A Fond du Lac Ojibwe descendant and assistant professor of American Indian Studies at the University of Minnesota Duluth (UMD), Walker researches and teaches about the Indigenous history of Duluth. “Historically, Indigenous people, including Anishinaabe people, cared for these sandbank’s forests. When people lived here, these forests were maintained so you could see through the forest,” she said. That maintenance relied on fire — Ishkode in Ojibwe — to clear accumulated underbrush and tree debris, restoring the ecosystem so native species like red pine and blueberries could regenerate, while also improving hunting conditions and reducing wildfire risk. Those burns stopped when Anishinaabe people were displaced from the point, leading to a dense buildup of dead and downed trees.

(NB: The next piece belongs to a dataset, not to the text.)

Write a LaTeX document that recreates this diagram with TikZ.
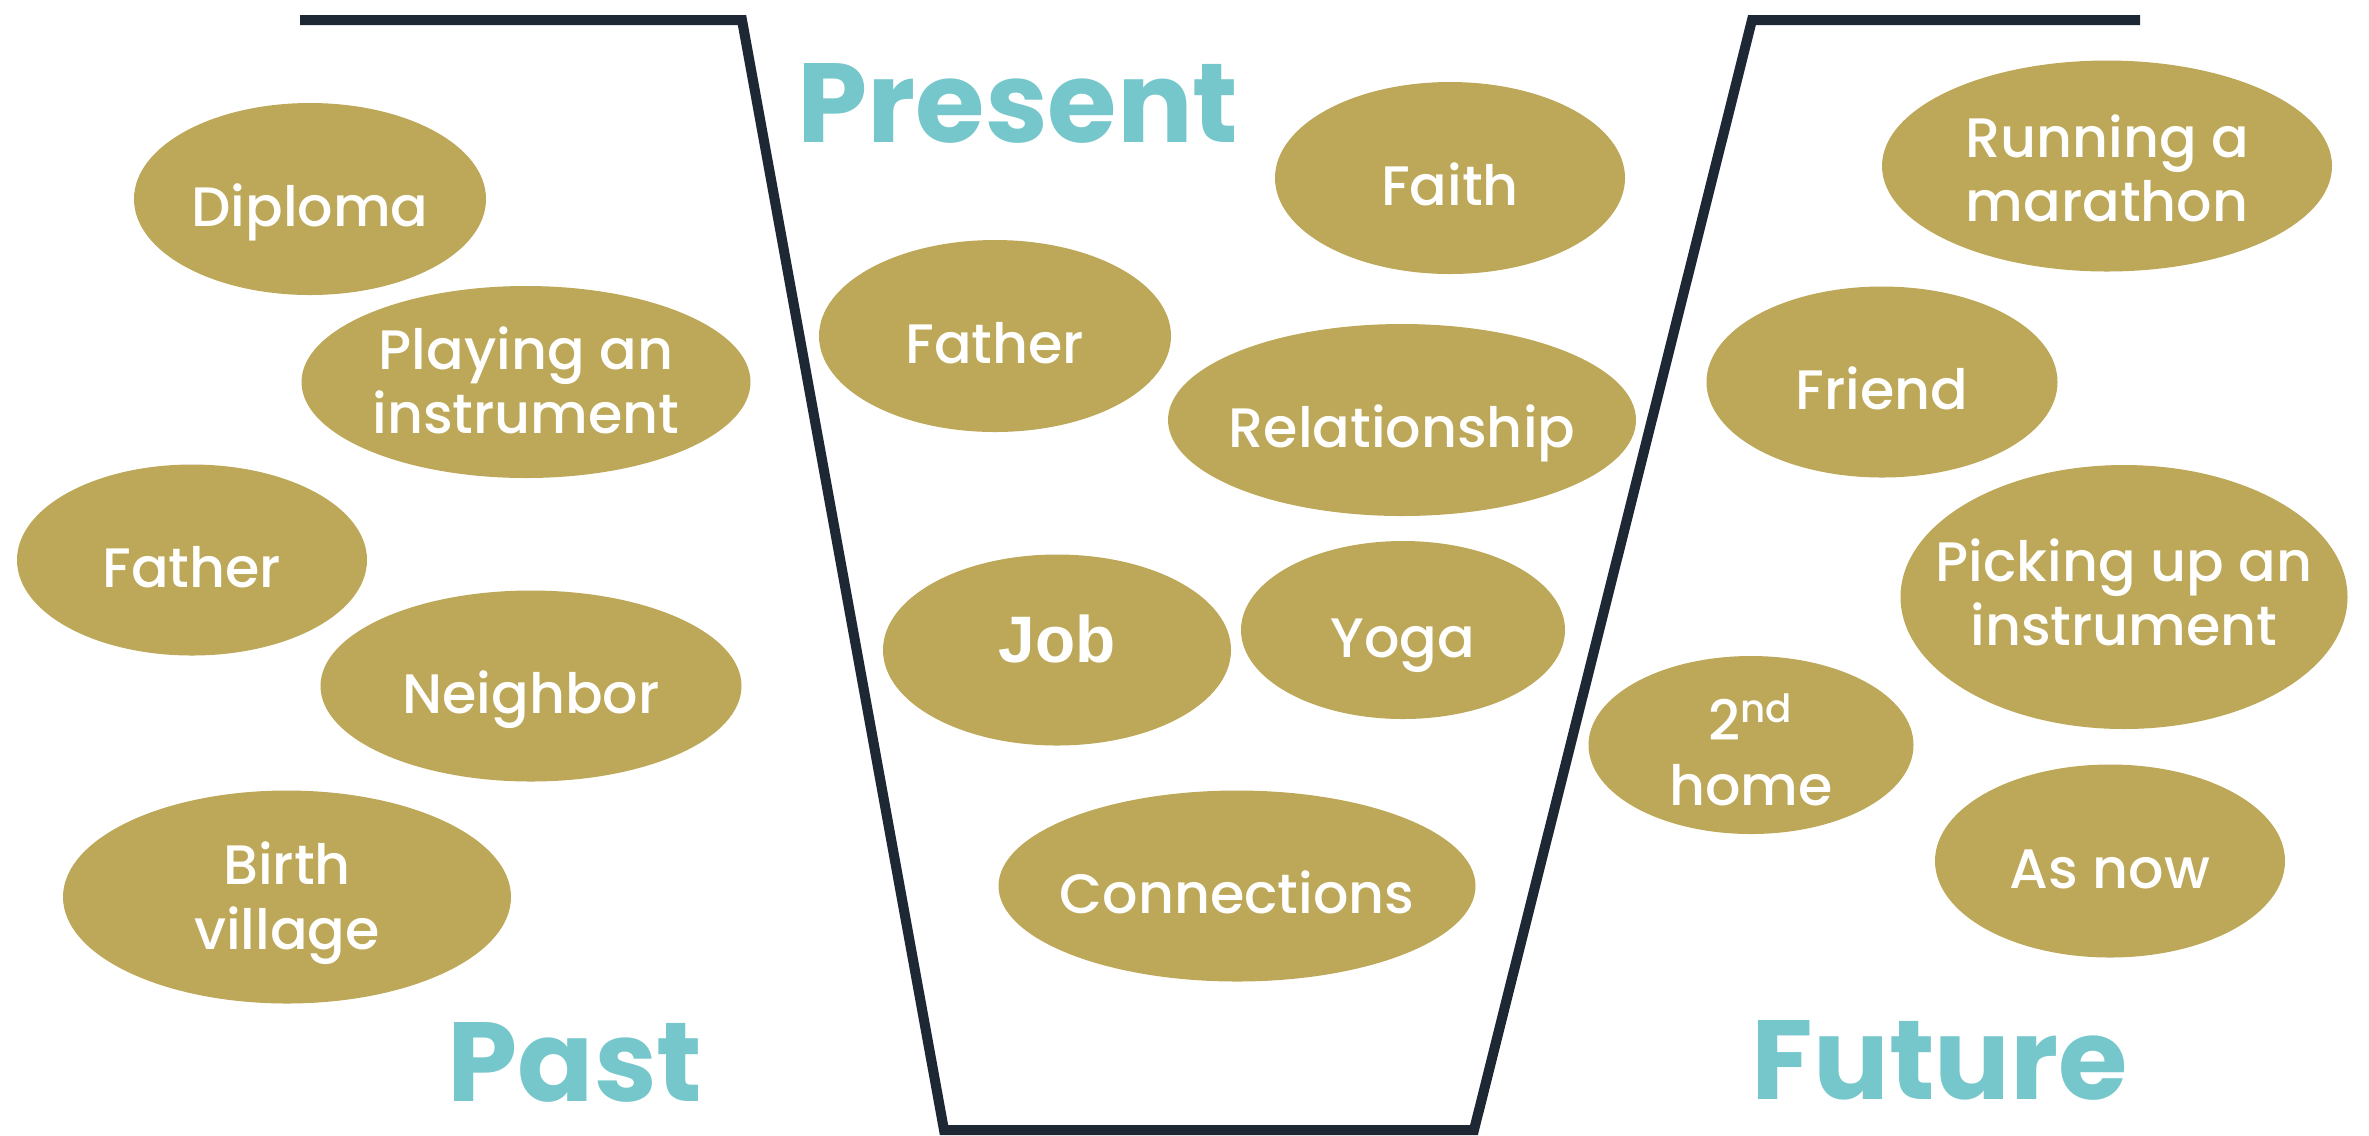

As a direct result, in the past 120 years, only one red pine has successfully regenerated in the interior canopy of the forest, and blueberries have become more sparse.

This summer, a collaborative effort between multiple groups will bring Ishkode back to Minnesota Point on 17 acres of the forest, followed by another 24 acres next year. The project is called Azhe-Manidoo Mino-Ishkodeng Zhagawaamikong-Neyaashi: Returning the Spirit of Good Fire to Minnesota Point. It includes the sovereign Fond du Lac Band of Lake Superior Chippewa, the City of Duluth, the Minnesota Department of Natural Resources, Minnesota Point 50, the Park Point Community Club, Good Sky Guidance, Dovetail Partners, Ethical Embers, the University of Minnesota Cloquet Forestry Center, the University of Wisconsin-Platteville and the U.S. Fish and Wildlife Service.

Jonnelle Walker in a red coat stands smiling in a sandy, grassy area with trees and a body of water in the background.
Jonnelle Walker researches the Indigenous history of Duluth and teaches about traditional ecological knowledge systems at the University of Minnesota Duluth (UMD).

“Bringing back fire is part of a much larger story of this place.” Walker said.

Walker teaches about the role of fire in historical and contemporary understandings of place in her undergraduate classes on traditional ecological knowledge (TEK) and American Indian history, and her graduate classes that focus on Indigenous worldviews, ecosystems, and tribal stewardship. The Department of American Indian Studies offers the unique opportunity for students to learn about tribal stewardship initiatives in their Masters of Tribal Resources and Environmental Stewardship Program (MTRES). 

“In our MTRES program, we teach about how every facet of the environment is connected, and how tribal nations are leading the way in critical stewardship initiatives as a result of their advanced scientific understanding of the environment informed by millennia of caretaking. We teach about the importance of cultural burns not just here, but across Turtle Island.” Walker is not involved in the Ishkode project, but sees it as a critical opportunity for students to learn from local examples of stewardship. Through her teaching, she hopes to offer students the “opportunity to think about their futures in a different way … and the world that we are living in and leaving for future generations.”

"This project wouldn't be possible without the Fond du Lac tribal members who carried stories of the role of Ishkode in caretaking our homelands, or the work of researchers like Evan Larson, Nisogaabokwe Melonee Montano, Emily Lockling, Ashla Ojibway, Mocha Reynolds, and Valerie Ross Zhaawendaagozikwe who studied fire scars on old downed pines throughout Minnesota and Wisconsin Point to weave a story of centuries of stewardship. Their teachings and findings are actively combating Indigenous erasure in the history of the Twin Ports through these projects that we all stand to benefit from for centuries to come, and it has been incredibly meaningful to teach about their work in my classes here at UMD,” Walker said.

Making her way through the old-growth canopy of pine, Walker stops periodically to inspect plant life: A resilient raspberry plant sprouting through a bed of pine needles, a patch of fire-resistant bearberry, a red and white pine with intertwined trunks growing in tandem. All of these observations bring back memories of stories she was told when she was young, and that she hopes will be reflected more clearly after the burn.

“This is just one way to have the Native history of this area present in the landscape again,” she said. “I hope that it doesn’t stop here, that there’s not just fire, but other ways that Indigenous peoples and Indigenous stewardship methods start being more central to that way that we think about this place.”

Person in a red jacket walking through a pine forest.
Jonnelle Walker hopes Indigenous stewardship practices like prescribed burns will bring greater clarity to the history of Duluth’s landscapes.